──────── Data provided

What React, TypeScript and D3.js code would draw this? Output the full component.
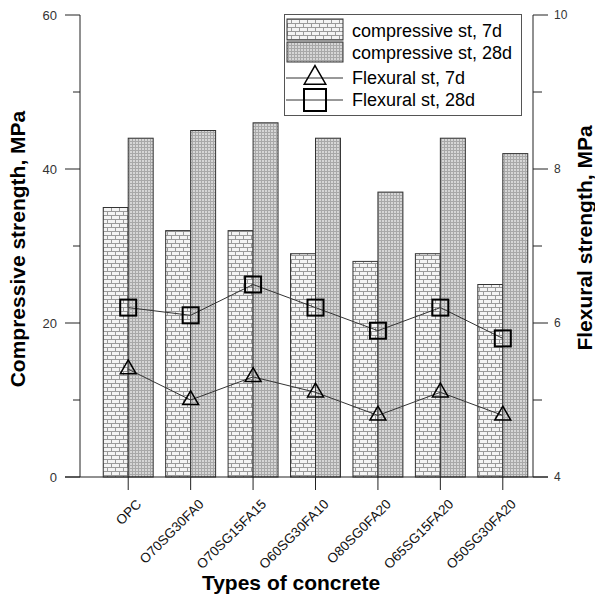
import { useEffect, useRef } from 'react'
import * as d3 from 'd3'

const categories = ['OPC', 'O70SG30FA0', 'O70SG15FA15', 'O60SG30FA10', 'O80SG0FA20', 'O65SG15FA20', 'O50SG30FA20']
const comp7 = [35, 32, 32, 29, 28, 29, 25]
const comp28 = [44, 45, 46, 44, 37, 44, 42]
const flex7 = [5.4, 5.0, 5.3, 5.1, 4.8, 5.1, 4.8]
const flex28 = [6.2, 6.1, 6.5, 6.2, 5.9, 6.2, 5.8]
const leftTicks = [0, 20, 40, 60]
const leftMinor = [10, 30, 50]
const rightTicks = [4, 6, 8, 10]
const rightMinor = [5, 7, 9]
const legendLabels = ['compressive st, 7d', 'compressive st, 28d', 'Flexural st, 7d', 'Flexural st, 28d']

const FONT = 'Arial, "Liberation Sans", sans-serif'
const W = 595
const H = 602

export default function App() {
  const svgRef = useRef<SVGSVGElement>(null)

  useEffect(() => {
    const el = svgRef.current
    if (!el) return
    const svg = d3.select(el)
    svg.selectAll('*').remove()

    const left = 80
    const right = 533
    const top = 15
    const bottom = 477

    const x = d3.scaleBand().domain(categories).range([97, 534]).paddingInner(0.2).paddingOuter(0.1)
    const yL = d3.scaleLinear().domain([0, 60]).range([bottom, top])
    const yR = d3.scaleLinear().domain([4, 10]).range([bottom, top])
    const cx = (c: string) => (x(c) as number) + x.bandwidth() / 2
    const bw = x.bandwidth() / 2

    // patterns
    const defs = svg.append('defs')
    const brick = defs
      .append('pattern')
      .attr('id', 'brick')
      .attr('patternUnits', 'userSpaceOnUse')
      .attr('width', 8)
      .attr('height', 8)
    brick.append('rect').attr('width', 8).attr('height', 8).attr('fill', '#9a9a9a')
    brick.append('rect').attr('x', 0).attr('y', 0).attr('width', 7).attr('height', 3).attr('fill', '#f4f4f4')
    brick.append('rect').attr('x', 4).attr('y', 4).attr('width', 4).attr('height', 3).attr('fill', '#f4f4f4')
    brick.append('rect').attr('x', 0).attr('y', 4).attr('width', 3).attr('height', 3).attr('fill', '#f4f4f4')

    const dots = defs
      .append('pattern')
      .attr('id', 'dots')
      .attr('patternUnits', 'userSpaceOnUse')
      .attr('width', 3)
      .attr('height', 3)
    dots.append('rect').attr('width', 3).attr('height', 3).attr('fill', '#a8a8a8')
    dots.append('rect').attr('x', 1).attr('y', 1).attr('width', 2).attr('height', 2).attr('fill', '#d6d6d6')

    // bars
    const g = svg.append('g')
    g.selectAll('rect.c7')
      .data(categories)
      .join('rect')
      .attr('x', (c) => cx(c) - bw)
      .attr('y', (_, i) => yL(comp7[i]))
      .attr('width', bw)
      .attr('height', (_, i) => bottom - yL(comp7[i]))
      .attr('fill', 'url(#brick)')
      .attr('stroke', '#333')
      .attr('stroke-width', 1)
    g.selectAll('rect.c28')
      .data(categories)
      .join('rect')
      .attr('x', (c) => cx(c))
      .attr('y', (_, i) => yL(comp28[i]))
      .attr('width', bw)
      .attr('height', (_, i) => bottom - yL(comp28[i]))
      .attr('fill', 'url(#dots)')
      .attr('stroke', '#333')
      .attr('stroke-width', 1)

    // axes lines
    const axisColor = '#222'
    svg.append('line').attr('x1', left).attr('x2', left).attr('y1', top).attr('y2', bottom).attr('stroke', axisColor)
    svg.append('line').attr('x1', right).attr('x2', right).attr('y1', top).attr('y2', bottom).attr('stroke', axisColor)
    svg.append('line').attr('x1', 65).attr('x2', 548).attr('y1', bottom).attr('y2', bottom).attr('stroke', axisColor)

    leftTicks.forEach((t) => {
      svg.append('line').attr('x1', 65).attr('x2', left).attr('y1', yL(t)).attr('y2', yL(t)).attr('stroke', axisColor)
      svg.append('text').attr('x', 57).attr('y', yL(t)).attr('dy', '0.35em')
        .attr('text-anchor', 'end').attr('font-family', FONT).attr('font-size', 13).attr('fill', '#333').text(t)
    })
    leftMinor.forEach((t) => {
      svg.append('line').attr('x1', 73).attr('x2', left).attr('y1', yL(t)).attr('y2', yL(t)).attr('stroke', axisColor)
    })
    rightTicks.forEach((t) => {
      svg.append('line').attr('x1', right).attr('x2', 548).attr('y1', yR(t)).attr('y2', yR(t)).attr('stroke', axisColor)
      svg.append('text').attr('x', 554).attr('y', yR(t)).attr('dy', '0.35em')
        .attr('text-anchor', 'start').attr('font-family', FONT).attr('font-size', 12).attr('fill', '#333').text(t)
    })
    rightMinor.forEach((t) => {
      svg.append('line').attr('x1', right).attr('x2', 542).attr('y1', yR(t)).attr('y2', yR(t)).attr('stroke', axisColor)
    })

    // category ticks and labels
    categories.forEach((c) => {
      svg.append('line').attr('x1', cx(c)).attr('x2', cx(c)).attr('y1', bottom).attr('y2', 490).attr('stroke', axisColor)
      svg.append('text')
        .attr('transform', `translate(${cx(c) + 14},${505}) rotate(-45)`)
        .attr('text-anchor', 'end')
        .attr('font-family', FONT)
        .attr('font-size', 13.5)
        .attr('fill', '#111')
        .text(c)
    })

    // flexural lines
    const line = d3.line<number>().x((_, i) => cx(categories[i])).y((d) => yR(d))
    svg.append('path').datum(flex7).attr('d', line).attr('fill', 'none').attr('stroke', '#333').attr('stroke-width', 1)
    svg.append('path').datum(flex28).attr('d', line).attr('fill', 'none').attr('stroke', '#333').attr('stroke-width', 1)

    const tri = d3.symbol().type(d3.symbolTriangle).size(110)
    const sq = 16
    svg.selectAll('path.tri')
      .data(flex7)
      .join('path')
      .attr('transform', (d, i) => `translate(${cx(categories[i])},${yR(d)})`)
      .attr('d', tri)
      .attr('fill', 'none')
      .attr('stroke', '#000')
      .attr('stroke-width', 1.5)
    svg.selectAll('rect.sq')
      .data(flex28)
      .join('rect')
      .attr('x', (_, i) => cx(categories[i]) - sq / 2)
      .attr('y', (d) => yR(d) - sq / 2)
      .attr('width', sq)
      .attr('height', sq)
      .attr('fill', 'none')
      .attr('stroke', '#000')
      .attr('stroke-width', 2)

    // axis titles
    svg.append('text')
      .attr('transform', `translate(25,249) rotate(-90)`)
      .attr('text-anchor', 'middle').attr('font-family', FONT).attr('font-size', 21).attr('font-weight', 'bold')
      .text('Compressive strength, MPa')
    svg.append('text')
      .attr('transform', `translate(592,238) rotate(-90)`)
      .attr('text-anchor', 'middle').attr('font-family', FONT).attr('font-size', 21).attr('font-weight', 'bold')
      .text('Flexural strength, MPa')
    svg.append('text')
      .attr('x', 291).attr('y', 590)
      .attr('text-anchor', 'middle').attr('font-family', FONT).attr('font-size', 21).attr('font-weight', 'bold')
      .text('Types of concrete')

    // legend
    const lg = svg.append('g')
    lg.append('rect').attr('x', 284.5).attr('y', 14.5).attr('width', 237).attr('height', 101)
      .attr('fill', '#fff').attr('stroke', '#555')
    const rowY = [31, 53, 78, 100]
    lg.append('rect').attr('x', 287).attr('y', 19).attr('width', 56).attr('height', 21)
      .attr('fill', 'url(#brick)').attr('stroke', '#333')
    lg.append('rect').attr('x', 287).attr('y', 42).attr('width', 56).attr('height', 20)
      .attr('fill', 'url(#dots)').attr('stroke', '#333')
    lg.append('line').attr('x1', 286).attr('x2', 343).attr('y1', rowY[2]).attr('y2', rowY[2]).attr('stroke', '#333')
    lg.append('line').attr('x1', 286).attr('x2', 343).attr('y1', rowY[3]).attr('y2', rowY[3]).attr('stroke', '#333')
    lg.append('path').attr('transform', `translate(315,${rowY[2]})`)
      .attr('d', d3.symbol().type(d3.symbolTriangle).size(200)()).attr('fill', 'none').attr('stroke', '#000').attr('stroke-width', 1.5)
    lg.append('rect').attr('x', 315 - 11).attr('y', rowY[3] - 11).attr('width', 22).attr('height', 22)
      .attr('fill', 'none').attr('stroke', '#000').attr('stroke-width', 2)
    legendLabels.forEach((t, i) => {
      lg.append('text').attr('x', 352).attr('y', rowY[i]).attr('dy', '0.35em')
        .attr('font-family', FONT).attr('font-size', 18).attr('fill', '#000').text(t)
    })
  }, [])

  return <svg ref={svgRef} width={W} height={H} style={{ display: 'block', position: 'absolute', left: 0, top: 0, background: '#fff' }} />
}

────────────────

What is required → Please quote the lines of the material, beginning with the first and ending with the one that contains "import * as d3 from 'd3'", exactly as written and without any pictures.

Exercise result →
What React, TypeScript and D3.js code would draw this? Output the full component.
import { useEffect, useRef } from 'react'
import * as d3 from 'd3'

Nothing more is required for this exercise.